* [Challenge] Begin at the top of the entries below and write out every line through the one containing "ax = fig.add_axes([0.0962, 0.1187, 0.8884, 0.6767])", excluding pictures.

* [Given entries]

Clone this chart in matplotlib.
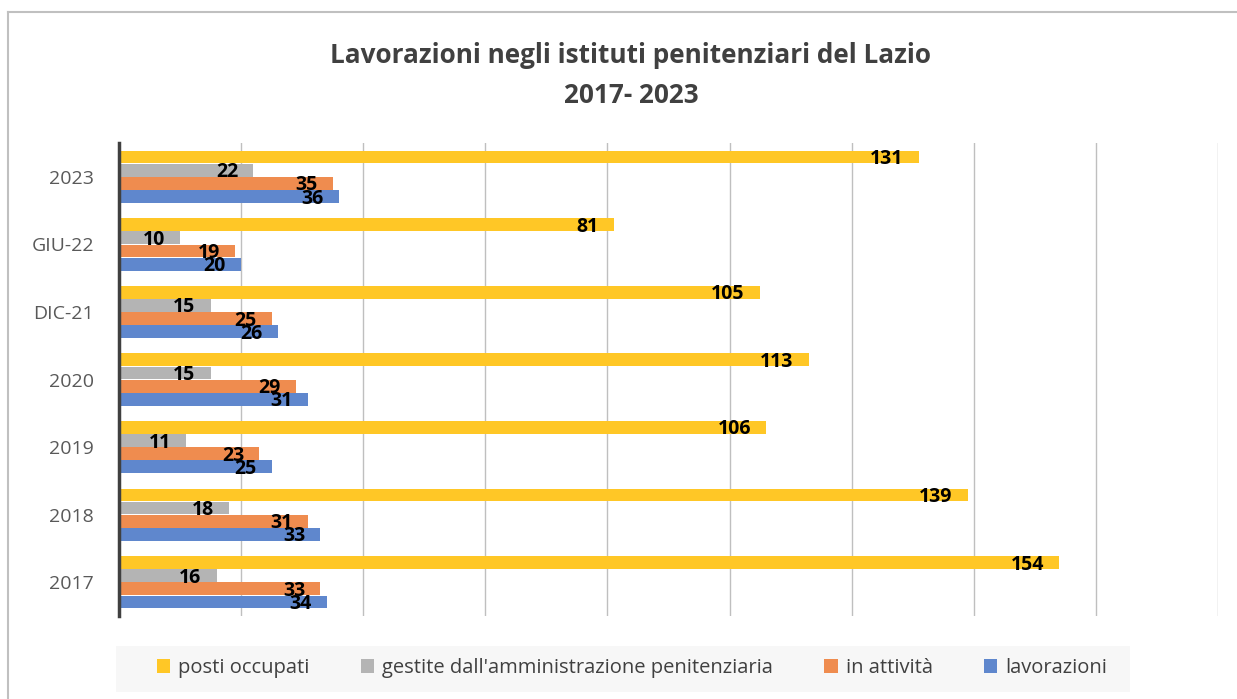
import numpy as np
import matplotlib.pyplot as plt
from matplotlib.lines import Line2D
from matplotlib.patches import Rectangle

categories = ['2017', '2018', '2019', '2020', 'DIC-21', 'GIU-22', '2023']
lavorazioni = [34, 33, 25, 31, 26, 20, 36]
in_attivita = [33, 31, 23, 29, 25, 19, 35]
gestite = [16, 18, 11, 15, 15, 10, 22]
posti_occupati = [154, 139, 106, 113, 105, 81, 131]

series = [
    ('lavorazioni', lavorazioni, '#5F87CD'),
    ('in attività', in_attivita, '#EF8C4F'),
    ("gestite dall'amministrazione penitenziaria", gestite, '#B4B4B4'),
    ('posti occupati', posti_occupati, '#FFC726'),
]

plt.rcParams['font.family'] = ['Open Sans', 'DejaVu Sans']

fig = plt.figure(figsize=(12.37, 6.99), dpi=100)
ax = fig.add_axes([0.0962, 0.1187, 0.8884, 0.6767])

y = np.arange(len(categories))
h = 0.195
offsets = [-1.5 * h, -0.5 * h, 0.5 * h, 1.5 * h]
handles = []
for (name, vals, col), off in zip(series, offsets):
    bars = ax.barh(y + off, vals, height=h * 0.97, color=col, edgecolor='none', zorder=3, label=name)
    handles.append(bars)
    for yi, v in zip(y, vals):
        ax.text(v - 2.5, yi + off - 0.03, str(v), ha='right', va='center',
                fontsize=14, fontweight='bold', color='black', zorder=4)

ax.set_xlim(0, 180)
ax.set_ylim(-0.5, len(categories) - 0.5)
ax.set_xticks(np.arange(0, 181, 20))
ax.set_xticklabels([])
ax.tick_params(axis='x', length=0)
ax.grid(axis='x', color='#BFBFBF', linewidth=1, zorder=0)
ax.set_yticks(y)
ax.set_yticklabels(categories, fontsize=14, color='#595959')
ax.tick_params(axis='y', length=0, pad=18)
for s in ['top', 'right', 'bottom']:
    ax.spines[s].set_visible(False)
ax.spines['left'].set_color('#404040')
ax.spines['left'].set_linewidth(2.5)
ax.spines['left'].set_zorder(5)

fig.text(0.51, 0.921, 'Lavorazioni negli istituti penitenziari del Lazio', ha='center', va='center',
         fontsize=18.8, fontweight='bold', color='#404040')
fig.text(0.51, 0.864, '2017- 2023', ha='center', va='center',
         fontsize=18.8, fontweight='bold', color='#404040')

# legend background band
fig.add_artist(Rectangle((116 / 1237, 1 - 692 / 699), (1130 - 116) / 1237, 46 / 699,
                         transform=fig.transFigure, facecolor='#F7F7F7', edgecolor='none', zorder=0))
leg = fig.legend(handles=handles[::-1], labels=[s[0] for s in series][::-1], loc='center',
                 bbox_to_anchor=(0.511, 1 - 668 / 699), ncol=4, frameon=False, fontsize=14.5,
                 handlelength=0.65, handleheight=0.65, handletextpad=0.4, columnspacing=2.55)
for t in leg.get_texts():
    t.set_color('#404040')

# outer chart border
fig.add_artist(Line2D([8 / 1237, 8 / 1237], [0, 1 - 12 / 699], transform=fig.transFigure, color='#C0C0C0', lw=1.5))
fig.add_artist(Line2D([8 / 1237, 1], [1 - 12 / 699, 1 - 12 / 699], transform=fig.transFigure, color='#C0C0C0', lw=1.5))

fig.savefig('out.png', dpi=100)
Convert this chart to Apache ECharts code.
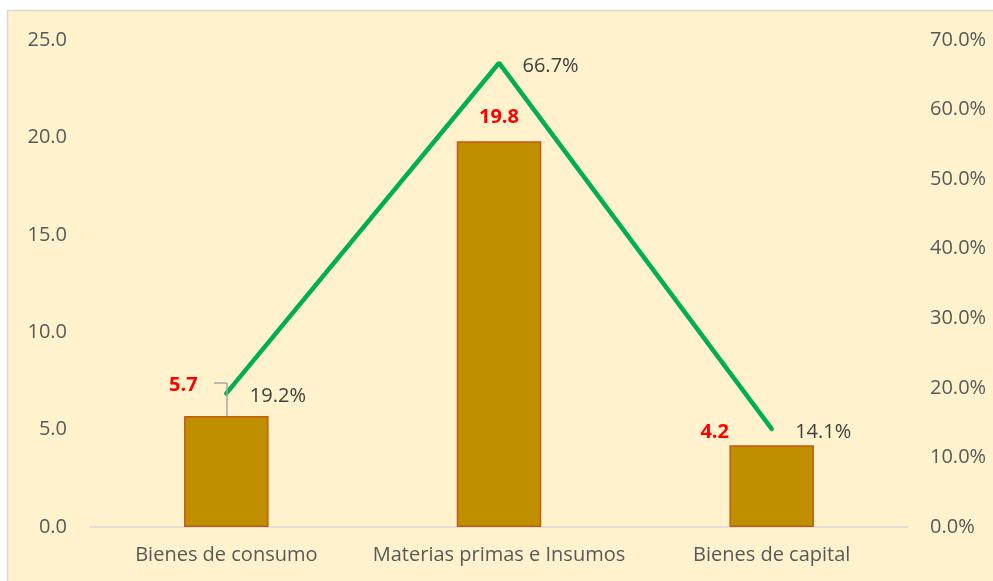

* [Solution below]
Clone this chart in matplotlib.
import numpy as np
import matplotlib.pyplot as plt
from matplotlib.lines import Line2D
from matplotlib.patches import Rectangle

categories = ['2017', '2018', '2019', '2020', 'DIC-21', 'GIU-22', '2023']
lavorazioni = [34, 33, 25, 31, 26, 20, 36]
in_attivita = [33, 31, 23, 29, 25, 19, 35]
gestite = [16, 18, 11, 15, 15, 10, 22]
posti_occupati = [154, 139, 106, 113, 105, 81, 131]

series = [
    ('lavorazioni', lavorazioni, '#5F87CD'),
    ('in attività', in_attivita, '#EF8C4F'),
    ("gestite dall'amministrazione penitenziaria", gestite, '#B4B4B4'),
    ('posti occupati', posti_occupati, '#FFC726'),
]

plt.rcParams['font.family'] = ['Open Sans', 'DejaVu Sans']

fig = plt.figure(figsize=(12.37, 6.99), dpi=100)
ax = fig.add_axes([0.0962, 0.1187, 0.8884, 0.6767])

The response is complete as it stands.